COLORADO SPRINGS – The tension is high between the US Olympic Committee and many athletes over governance of the Olympic movement in America. An ad hoc group of athletes publicly called on the USOC board to resign last week over their frustration with recent board appointments.
USOC CEO Sarah Hirshland responded over the weekend by emailing members of the Athlete Advisory Council , asking them athletes to “hold their peers accountable” for what she saw as untruthful claims about the board appointments.
Since the Larry Nassar sex abuse scandal first broke, new allegations of athlete abuse have come out of USA Swimming, USA Diving, and USA Taekwondo. Many athletes are fed up with the USOC because they believe the corporate structure of the organization prevents top officials from doing a better job of protecting them.
The appointments of board members Rich Bender and Steve Mesler, in particular, were blasted by the ad hoc group, which calls itself the Committee to Restore Integrity to the USOC. In a press release, the group says the appointments represent willful blindness to the cultural and structural changes necessary within the USOC.
“The recent Ropes & Gray investigation and the Congressional House subcommittee report call for profound cultural changes to the USOC; a re-organization that puts athletes’ interests and their well-being first, rather than corporate or employee interests,” it reads.
Ropes & Gray is the Boston law firm hired by the USOC to investigate its own leadership in aftermath of the Nassar scandal. Their 238-page report released in December found negligence by former CEO Scott Blackmun and former Chief of Sport Performance Alan Ashley by waiting over a year to disclose knowledge of abuse by Nassar to the board.
Olympic pentathlete Eli Bremer is one of the dozens of athletes who joined the Integrity group in calling for resignations.
“This leadership team has overseen the Olympics for years, and they’ve failed to make the changes, it’s time for them to go,” Bremer told News 5 on Thursday.
Bremer is also a member of the Athlete Advisory Council, which formally represents athletes under the current structure of the Olympic movement. Hirshland’s call for AAC members to hold their peers accountable seems to be pointed toward Bremer.
She wrote in her email that various press releases and social media posts claiming that the board appointments were made against the objections of the AAC are untrue.
“We have important governance issues and opportunities in front of us and they are worthy of debate and hard conversations,” Hirshland wrote. “But these cannot succeed unless they are based on the facts.”
She points out in her email that the AAC has an athlete representative who served on the selection committee that chose the USOC board members.

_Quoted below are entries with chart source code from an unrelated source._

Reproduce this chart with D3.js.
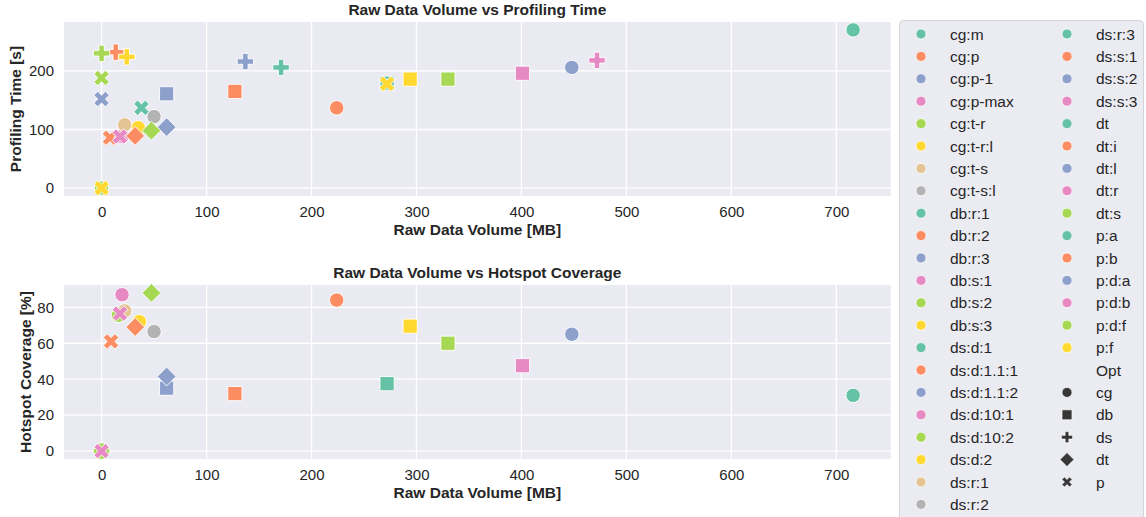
<!DOCTYPE html>
<html>
<head>
<meta charset="utf-8">
<script src="https://cdn.jsdelivr.net/npm/d3@7"></script>
<style>
  body { margin: 0; background: #fff; }
  svg text { font-family: "Liberation Sans", Arial, sans-serif; fill: #262626; }
</style>
</head>
<body>
<svg id="chart" width="1146" height="517"></svg>
<script>
// hue levels, in legend order (colour restarts for every Opt group)
var hueLabels = ["cg:m", "cg:p", "cg:p-1", "cg:p-max", "cg:t-r", "cg:t-r:l", "cg:t-s", "cg:t-s:l",
  "db:r:1", "db:r:2", "db:r:3", "db:s:1", "db:s:2", "db:s:3",
  "ds:d:1", "ds:d:1.1:1", "ds:d:1.1:2", "ds:d:10:1", "ds:d:10:2", "ds:d:2", "ds:r:1", "ds:r:2",
  "ds:r:3", "ds:s:1", "ds:s:2", "ds:s:3",
  "dt", "dt:i", "dt:l", "dt:r", "dt:s",
  "p:a", "p:b", "p:d:a", "p:d:b", "p:d:f", "p:f"];
var styleLabels = ["cg", "db", "ds", "dt", "p"];
var styleTitle = "Opt";

var xTicks = [0, 100, 200, 300, 400, 500, 600, 700];
var timeTicks = [0, 100, 200];
var coverageTicks = [0, 20, 40, 60, 80];

// [label, raw data volume MB, profiling time s]
var timePoints = [
  ["cg:m", 716, 270], ["cg:p", 224, 137], ["cg:p-1", 448, 206], ["cg:p-max", 19.5, 88],
  ["cg:t-r", 0, 0], ["cg:t-r:l", 35, 103], ["cg:t-s", 22, 108], ["cg:t-s:l", 50, 122],
  ["db:r:1", 272, 179], ["db:r:2", 127, 165], ["db:r:3", 62, 161], ["db:s:1", 401, 196],
  ["db:s:2", 330, 186], ["db:s:3", 294, 186],
  ["ds:d:1", 171, 206], ["ds:d:1.1:1", 13.5, 232], ["ds:d:1.1:2", 137, 216], ["ds:d:10:1", 472, 218],
  ["ds:d:10:2", 0, 230], ["ds:d:2", 24, 224],
  ["dt:i", 32, 89], ["dt:l", 62, 104], ["dt:s", 47.5, 98],
  ["p:a", 38, 137], ["p:b", 8, 86], ["p:d:a", 0, 152], ["p:d:b", 17.5, 88],
  ["p:d:f", 0, 188], ["p:f", 272, 178], ["p:f", 0, 0]
];

// [label, raw data volume MB, hotspot coverage %]
var coveragePoints = [
  ["cg:m", 716, 31], ["cg:p", 224, 84], ["cg:p-1", 448, 65], ["cg:p-max", 19.5, 87],
  ["cg:t-r", 16, 75.5], ["cg:t-r:l", 36, 72], ["cg:t-s", 22, 78], ["cg:t-s:l", 50, 66.5],
  ["db:r:1", 272, 37.5], ["db:r:2", 127, 32], ["db:r:3", 62, 35], ["db:s:1", 401, 47.5],
  ["db:s:2", 330, 60], ["db:s:3", 294, 69.5],
  ["ds:d:10:2", 0, 0],
  ["dt:i", 32, 69], ["dt:l", 62, 41.5], ["dt:s", 47.5, 88],
  ["p:b", 9, 61], ["p:d:b", 17.5, 76.5], ["p:d:b", 0, 0]
];

var svg = d3.select("#chart");
var palette = d3.schemeSet2;

function groupOf(label) { return label.split(":")[0]; }

// colour index restarts inside each group
var hueColor = {};
(function(){
  var counts = {};
  hueLabels.forEach(function(l){
    var g = groupOf(l);
    counts[g] = counts[g] || 0;
    hueColor[l] = palette[counts[g] % palette.length];
    counts[g]++;
  });
})();

function circlePath(r) {
  return "M" + r + ",0A" + r + "," + r + " 0 1,1 " + (-r) + ",0A" + r + "," + r + " 0 1,1 " + r + ",0Z";
}
// marker paths, sz = half size
function markerPath(style, sz) {
  if (style == "cg") return circlePath(sz);
  if (style == "db") {
    return "M" + (-sz) + "," + (-sz) + "H" + sz + "V" + sz + "H" + (-sz) + "Z";
  }
  if (style == "dt") {
    return "M0," + (-sz) + "L" + sz + ",0L0," + sz + "L" + (-sz) + ",0Z";
  }
  var t = sz / 3;
  var pts = [[-t,-sz],[t,-sz],[t,-t],[sz,-t],[sz,t],[t,t],[t,sz],[-t,sz],[-t,t],[-sz,t],[-sz,-t],[-t,-t]];
  if (style == "p") {
    var c = Math.SQRT1_2;
    pts = pts.map(function(p){ return [(p[0] - p[1]) * c, (p[0] + p[1]) * c]; });
  }
  return "M" + pts.map(function(p){ return p[0].toFixed(2) + "," + p[1].toFixed(2); }).join("L") + "Z";
}
var markerSize = { cg: 7.2, db: 7.1, ds: 8.2, dt: 9.4, p: 8.2 };

function drawPanel(cfg) {
  var left = 64, right = 890.7;
  var xs = cfg.points.map(function(d){ return d[1]; });
  var ys = cfg.points.map(function(d){ return d[2]; });
  var xMin = d3.min(xs), xMax = d3.max(xs), yMin = d3.min(ys), yMax = d3.max(ys);
  var mx = (xMax - xMin) * 0.05, my = (yMax - yMin) * 0.05;
  var x = d3.scaleLinear().domain([xMin - mx, xMax + mx]).range([left, right]);
  var y = d3.scaleLinear().domain([yMin - my, yMax + my]).range([cfg.bottom, cfg.top]);

  var g = svg.append("g");
  g.append("rect").attr("x", left).attr("y", cfg.top)
    .attr("width", right - left).attr("height", cfg.bottom - cfg.top).attr("fill", "#eaeaf2");

  g.selectAll(".vgrid").data(xTicks).enter().append("line")
    .attr("x1", function(d){ return x(d); }).attr("x2", function(d){ return x(d); })
    .attr("y1", cfg.top).attr("y2", cfg.bottom)
    .attr("stroke", "#fff").attr("stroke-width", 1.3);
  g.selectAll(".hgrid").data(cfg.yTicks).enter().append("line")
    .attr("x1", left).attr("x2", right)
    .attr("y1", function(d){ return y(d); }).attr("y2", function(d){ return y(d); })
    .attr("stroke", "#fff").attr("stroke-width", 1.3);

  var xAxis = g.append("g").attr("transform", "translate(0," + cfg.bottom + ")")
    .call(d3.axisBottom(x).tickValues(xTicks).tickSize(0).tickPadding(10));
  var yAxis = g.append("g").attr("transform", "translate(" + left + ",0)")
    .call(d3.axisLeft(y).tickValues(cfg.yTicks).tickSize(0).tickPadding(10));
  [xAxis, yAxis].forEach(function(a){
    a.select(".domain").remove();
    a.selectAll("text").attr("font-size", "15px").attr("font-family", null).style("fill", "#262626");
  });

  g.append("text").attr("x", (left + right) / 2).attr("y", cfg.top - 7)
    .attr("text-anchor", "middle").attr("font-size", "15.5px").attr("font-weight", "bold")
    .text(cfg.title);
  g.append("text").attr("x", (left + right) / 2).attr("y", cfg.bottom + 39)
    .attr("text-anchor", "middle").attr("font-size", "15.5px").attr("font-weight", "bold")
    .text("Raw Data Volume [MB]");
  g.append("text")
    .attr("transform", "translate(" + cfg.ylabelX + "," + ((cfg.top + cfg.bottom) / 2) + ") rotate(-90)")
    .attr("text-anchor", "middle").attr("font-size", "15.5px").attr("font-weight", "bold")
    .text(cfg.ylabel);

  g.selectAll(".pt").data(cfg.points).enter().append("path")
    .attr("transform", function(d){ return "translate(" + x(d[1]) + "," + y(d[2]) + ")"; })
    .attr("d", function(d){ var s = groupOf(d[0]); return markerPath(s, markerSize[s]); })
    .attr("fill", function(d){ return hueColor[d[0]]; })
    .attr("stroke", "#fff").attr("stroke-width", 0.9);
}

drawPanel({ points: timePoints, top: 22, bottom: 196, yTicks: timeTicks,
  title: "Raw Data Volume vs Profiling Time", ylabel: "Profiling Time [s]", ylabelX: 21 });
drawPanel({ points: coveragePoints, top: 285, bottom: 459, yTicks: coverageTicks,
  title: "Raw Data Volume vs Hotspot Coverage", ylabel: "Hotspot Coverage [%]", ylabelX: 31 });

// legend
var entries = hueLabels.map(function(l){ return { text: l, kind: "hue", key: l }; });
entries.push({ text: styleTitle, kind: "title" });
styleLabels.forEach(function(s){ entries.push({ text: s, kind: "style", key: s }); });

var perCol = Math.ceil(entries.length / 2);
var lg = svg.append("g");
lg.append("rect").attr("x", 899.5).attr("y", 20.5).attr("width", 244).attr("height", 510)
  .attr("rx", 4).attr("fill", "#ebebf2").attr("stroke", "#d4d4d8").attr("stroke-width", 1);

var item = lg.selectAll(".item").data(entries).enter().append("g")
  .attr("transform", function(d, i){
    var col = Math.floor(i / perCol), row = i % perCol;
    return "translate(" + (col ? 1067 : 921) + "," + (34 + row * 22.4) + ")";
  });
item.filter(function(d){ return d.kind == "hue"; }).append("path")
  .attr("d", circlePath(5))
  .attr("fill", function(d){ return hueColor[d.key]; })
  .attr("stroke", "#fff").attr("stroke-width", 0.7);
item.filter(function(d){ return d.kind == "style"; }).append("path")
  .attr("d", function(d){ return markerPath(d.key, { cg: 5, db: 5, ds: 5.6, dt: 7, p: 5.4 }[d.key]); })
  .attr("fill", "#373737")
  .attr("stroke", "#fff").attr("stroke-width", 0.7);
item.append("text").attr("x", 29).attr("y", 5.5)
  .attr("font-size", "15.5px")
  .text(function(d){ return d.text; });
</script>
</body>
</html>
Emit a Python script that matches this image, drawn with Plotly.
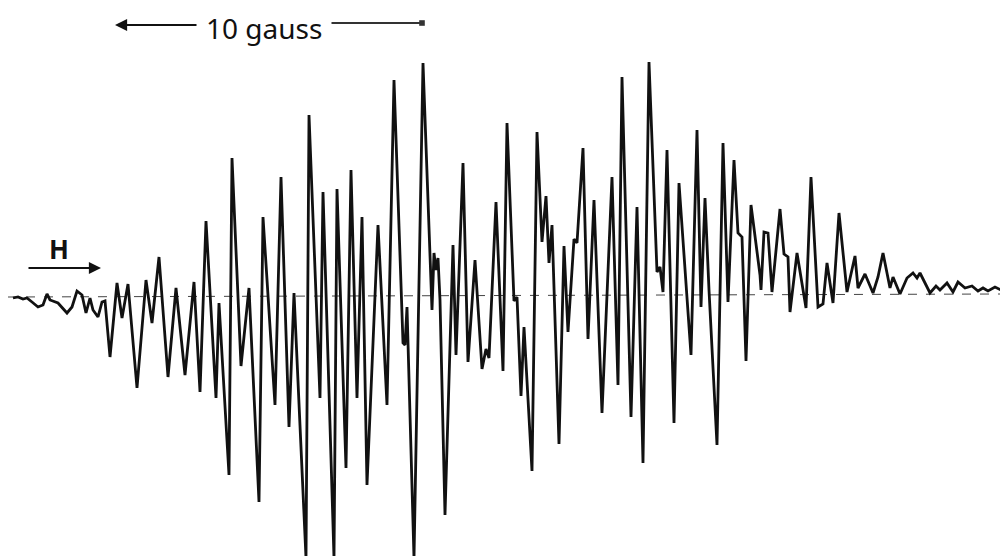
import plotly.graph_objects as go

# Magnetic field (arbitrary units, increasing to the right) and derivative signal (arbitrary units)
field = [13, 18, 23, 27, 32, 38, 43, 47, 50, 58, 67, 72, 77, 82, 86, 90, 93, 98, 102, 105,
         110, 117, 122, 128, 137, 146, 152, 159, 168, 176, 185, 194, 200, 206, 216, 219, 229,
         232, 241, 249, 259, 263, 275, 281, 289, 294, 306, 309, 320, 323, 334, 337, 346, 351,
         357, 362, 367, 378, 387, 394, 403, 405, 407, 414, 423, 432, 434, 436, 438, 440, 445,
         453, 456, 463, 468, 475, 482, 486, 489, 496, 503, 507, 514, 517, 521, 524, 532, 537,
         542, 546, 549, 552, 559, 564, 568, 574, 577, 583, 588, 594, 602, 612, 618, 622, 631,
         637, 643, 649, 657, 660, 663, 667, 674, 679, 691, 697, 701, 705, 709, 717, 723, 728,
         734, 738, 742, 746, 751, 760, 761, 764, 768, 772, 780, 784, 788, 790, 797, 806, 811,
         818, 823, 827, 833, 839, 847, 855, 858, 865, 873, 878, 883, 890, 893, 900, 907, 913,
         917, 920, 930, 936, 940, 947, 953, 958, 965, 972, 978, 983, 988, 995, 1003]
signal = [-2, -1, -3, -2, -6, -11, -9, 2, -4, -7, -17, -11, 5, 1, -17, -2, -14, -21, -6, -5,
          -61, 13, -22, 12, -92, 16, -27, 39, -81, 8, -79, 14, -96, 75, -102, -7, -179,
          138, -70, 8, -206, 79, -109, 119, -131, 3, -262, 181, -102, 104, -262, 107, -172, 126,
          -102, 79, -189, 71, -109, 216, -47, -49, -11, -262, 233, -14, 43, 26, 38, -4, -219,
          51, -59, 133, -66, 36, -73, -53, -62, 94, -75, 173, -5, -1, -100, -31, -175, 164,
          54, 100, 33, 71, -148, 50, -36, 57, 53, 148, -43, 96, -117, 119, -89, 219, -121,
          89, -167, 234, 24, 29, 4, 146, -127, 113, -59, 166, -11, 98, 6, -149, 153, -6,
          136, 63, 59, -65, 91, 21, 6, 64, 63, 4, 87, 42, 39, -16, 43, -12, 119,
          -11, -8, 33, -7, 83, 4, 40, 8, 22, 3, 19, 43, 8, 19, 2, 18, 23,
          18, 23, 3, 10, 6, 13, 4, 14, 8, 10, 5, 8, 5, 9, 5]

# Horizontal reference (zero) line
baseline_field = [8, 1000]
baseline_signal = [-1, 2]

fig = go.Figure()
fig.add_trace(go.Scatter(x=baseline_field, y=baseline_signal, mode="lines",
                         line=dict(color="#444444", width=1, dash="dash"),
                         hoverinfo="skip", showlegend=False))
fig.add_trace(go.Scatter(x=field, y=signal, mode="lines",
                         line=dict(color="#111111", width=2.8),
                         showlegend=False))

# "10 gauss" scale bar
fig.add_annotation(x=115, y=271, ax=198, ay=271, xref="x", yref="y", axref="x", ayref="y",
                   text="", showarrow=True, arrowhead=2, arrowsize=1.1, arrowwidth=2.2,
                   arrowcolor="#111111")
fig.add_annotation(x=422, y=273, ax=330, ay=273, xref="x", yref="y", axref="x", ayref="y",
                   text="", showarrow=True, arrowhead=7, arrowsize=0.7, arrowwidth=2,
                   arrowcolor="#333333")
fig.add_annotation(x=264, y=268, xref="x", yref="y", text="10 gauss", showarrow=False,
                   borderpad=0,
                   font=dict(family="Noto Sans", size=28, color="#111111"))

# Field direction arrow
fig.add_annotation(x=101, y=28, ax=27, ay=28, xref="x", yref="y", axref="x", ayref="y",
                   text="", showarrow=True, arrowhead=2, arrowsize=1.1, arrowwidth=2.2,
                   arrowcolor="#111111")
fig.add_annotation(x=59, y=47, xref="x", yref="y", text="<b>H</b>", showarrow=False,
                   font=dict(family="Noto Sans", size=26, color="#111111"))

# The page body has an 8px margin, so the figure is 8px smaller and the ranges start 8 units in
fig.update_layout(width=1000, height=548, margin=dict(l=0, r=0, t=0, b=0),
                  paper_bgcolor="white", plot_bgcolor="white")
fig.update_xaxes(range=[8, 1008], visible=False)
fig.update_yaxes(range=[-260, 288], visible=False)

fig.write_html("out.html")
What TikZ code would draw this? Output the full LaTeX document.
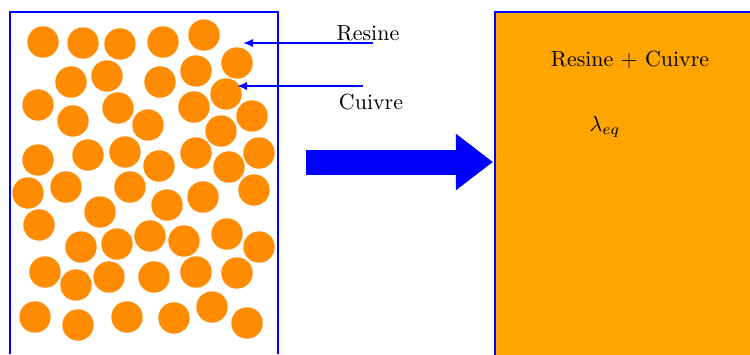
\documentclass[tikz,border=0pt]{standalone}
\usepackage{amsmath}
\usetikzlibrary{arrows.meta}

\definecolor{cuivre}{RGB}{255,140,0}
\definecolor{melange}{RGB}{255,165,0}

\begin{document}
\begin{tikzpicture}[x=0.456pt,y=-0.456pt,>={Latex[length=4.6pt,width=3.8pt]}]

\useasboundingbox (0,0) rectangle (750,354);

% Copper particles
\foreach \x/\y in {43/42,83/43,120/44,163/42,204/35,237/63,
71/82,107/76,160/82,196/71,226/94,
38/105,73/121,118/108,148/125,194/107,252/116,221/131,
38/160,88/155,125/152,159/166,196/153,229/167,259/153,
28/193,66/187,130/187,167/205,203/197,254/190,
39/225,100/212,81/247,117/244,150/236,184/241,227/234,259/247,
45/272,76/285,109/277,154/277,196/272,237/273,
35/317,78/325,127/317,174/318,212/307,247/323}
{
\fill[cuivre] (\x,\y) circle (15.7);
}

% Sample
\draw[blue,line width=1.3pt] (10,354) -- (10,12) -- (278,12) -- (278,354);

% Labels
\node (resine) at (368,33) {Resine};
\node (cuivre) at (371,102) {Cuivre};
\coordinate (resinestart) at (373,43);
\coordinate (resinetip) at (243,43);
\coordinate (cuivrestart) at (363,86);
\coordinate (cuivretip) at (237,86);
\draw[->,blue,thick] (resinestart) -- (resinetip);
\draw[->,blue,thick] (cuivrestart) -- (cuivretip);

% Homogenisation
\coordinate (arrowstart) at (306,162);
\coordinate (arrowend) at (493,162);
\draw[-{Triangle[length=16.9pt,width=24.6pt]},blue,line width=11.4pt] (arrowstart) -- (arrowend);

% Equivalent material
\filldraw[fill=melange,draw=blue,line width=0.6pt] (495,12) rectangle (752,356);
\node (melange) at (630,60) {Resine + Cuivre};
\node (lambda) at (605,127) {$\lambda_{eq}$};

\end{tikzpicture}
\end{document}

Bender, the executive director of USA Wrestling, was selected to one of three seats representing the interests of National Governing Bodies on the USOC Board. Mesler, a gold-medalist in bobsled, was reappointed to a second term as one of three seats representing athletes.
However, the Integrity group claims Mesler defends the status quo rather than representing athletes.
“He has asserted that the USOC will always do what is in the athletes’ best interest; that cultural changes advocated by the AAC, by the Ropes and Gray report, and by Congress are unnecessary,” the release states.
Han Xiao, the chairman of the Athlete Advisory Council told News 5 his organization didn’t give an opinion on whether or not to keep Mesler because the current USOC bylaws prevent it.
“The AAC currently doesn’t have any official approval process for reappointments,” Xiao said. “And the other seats that are not athlete directors are not really under our influence.”
He added that he is aware of the growing discontent among many in the athlete community but said his group is committed to working on governance reform through official channels.
“We are working through means such as the Borders Commission to take a look at governance within in the system to try and solve some of these structural problems,” he said.
WNBA President Lisa Borders is has been leading an independent commission since June to review governance issues within the USOC.
“We fully support the work of the Borders Commission and the never-ending task of making sure the USOC is configured and governed to serve American Athletes in the best way possible,” Hirshland wrote in her message to the AAC members.